I wanted to be remembered by one name. Drums would just be the tool I used to carve my name into the history of music. I would be mentioned in the same breath as Keith, John, and Ginger. Without these guys there was no Baba O'Reilly, no Fool in the Rain, no Sunshine of Your Love. These distinguished gentlemen were the heartbeat, the pulse for some of the greatest music ever composed. An alcohol and drug fueled fury would see these savages attacking the skins with reckless abandon, and I was hooked like heroin. Drums, rhythm and beats were my drug of choice.

I joined the school band in fifth grade and took to my practice pad. I worked on my rudiments and was anxious to advance to a real snare. My parents were so happy that I had taken to a creative outlet, and had no problem encouraging me. When I came to them requesting private lessons, they obliged. I worked hard on the drills and exercises in countless books with a bigger picture in mind. One day I'd be on stage assaulting a drum kit of my own, a barrage of tom-tom thuds with intermittent symbol splashes. I'd be shirtless twirling around like Tommy Lee (sans hep. C) keeping perfect time, or better yet I'd be with Anthony, Flea and the other Peppers fashioning only a tube sock while keeping the beat like a metronome, accented by the most intricate fills.

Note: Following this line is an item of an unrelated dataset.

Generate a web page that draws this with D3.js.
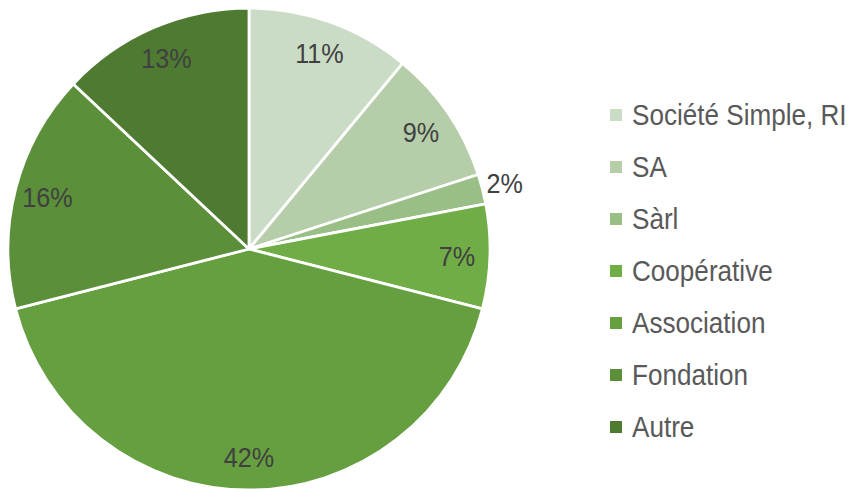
<!DOCTYPE html>
<html>
<head>
<meta charset="utf-8">
<script src="https://cdn.jsdelivr.net/npm/d3@7"></script>
<style>
  body { margin: 0; background: #fff; }
  svg { display: block; }
</style>
</head>
<body>
<div id="chart"></div>
<script>
const categories = ["Société Simple, RI", "SA", "Sàrl", "Coopérative", "Association", "Fondation", "Autre"]
const shares = [11, 9, 2, 7, 42, 16, 13]
const colours = ["#cadcc5", "#b5cea9", "#99bf87", "#70ad47", "#669f3f", "#5b8f39", "#4e7a31"]

const width = 849,
      height = 492

const cx = 249, cy = 249, radius = 241
const label_radius = 208, outside_radius = 264
const squeeze = 0.9

const svg = d3.select("#chart")
    .append("svg")
    .attr("width", width)
    .attr("height", height)

const data = categories.map((name, i) => ({ name, value: shares[i], colour: colours[i] }))

const pie = d3.pie()
    .sort(null)
    .value(d => d.value)

const arc = d3.arc()
    .innerRadius(0)
    .outerRadius(radius)

const arcs = pie(data)

const g = svg.append("g")
    .attr("transform", `translate(${cx}, ${cy})`)

g.selectAll("path")
    .data(arcs)
    .enter()
    .append("path")
    .attr("d", arc)
    .attr("fill", d => d.data.colour)
    .attr("stroke", "#fff")
    .attr("stroke-width", 2.8)
    .attr("stroke-linejoin", "round")

// labels sit near the rim; tiny slices go outside
g.selectAll("text.value")
    .data(arcs)
    .enter()
    .append("text")
    .attr("class", "value")
    .attr("transform", d => {
        const a = (d.startAngle + d.endAngle) / 2
        const r = d.data.value < 5 ? outside_radius : label_radius
        return `translate(${Math.sin(a) * r}, ${-Math.cos(a) * r}) scale(${squeeze}, 1)`
    })
    .attr("text-anchor", "middle")
    .attr("dy", "0.36em")
    .attr("font-family", "Liberation Sans, Arial, sans-serif")
    .attr("font-size", "28px")
    .attr("fill", "#404040")
    .text(d => `${d.data.value}%`)

const legend = svg.append("g")
    .attr("transform", "translate(610, 115)")

const row = legend.selectAll("g")
    .data(data)
    .enter()
    .append("g")
    .attr("transform", (d, i) => `translate(0, ${i * 52})`)

row.append("rect")
    .attr("x", 0)
    .attr("y", -6)
    .attr("width", 12)
    .attr("height", 12)
    .attr("fill", d => d.colour)

row.append("text")
    .attr("transform", `translate(22, 0) scale(${squeeze}, 1)`)
    .attr("dy", "0.36em")
    .attr("font-family", "Liberation Sans, Arial, sans-serif")
    .attr("font-size", "29px")
    .attr("fill", "#595959")
    .text(d => d.name)
</script>
</body>
</html>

My teacher liked my progress but didn't think I was ready for a drum set, which devastated me worse than any lover ever could by claiming I was inadequate. I convinced my Dad that I needed a drum set if I was going to be the next Bonzo. He agreed. I didn't realize it at the time, but I was trying to walk before I could crawl. I couldn't understand all of the delicate nuances of percussion, which translates into a partial understanding of the drum set. It didn't matter, I was a natural, I needed to graduate to a Premier kit. Again, my parents caved and justified it by claiming it was purchased in the name of "creativity".

Years passed. I practiced, and played in countless jazz bands, tried to start a band with friends, and even played the quads in marching band. Needless to say, I've traded in Vic Firth dreams for Wall Street's poisonous reality.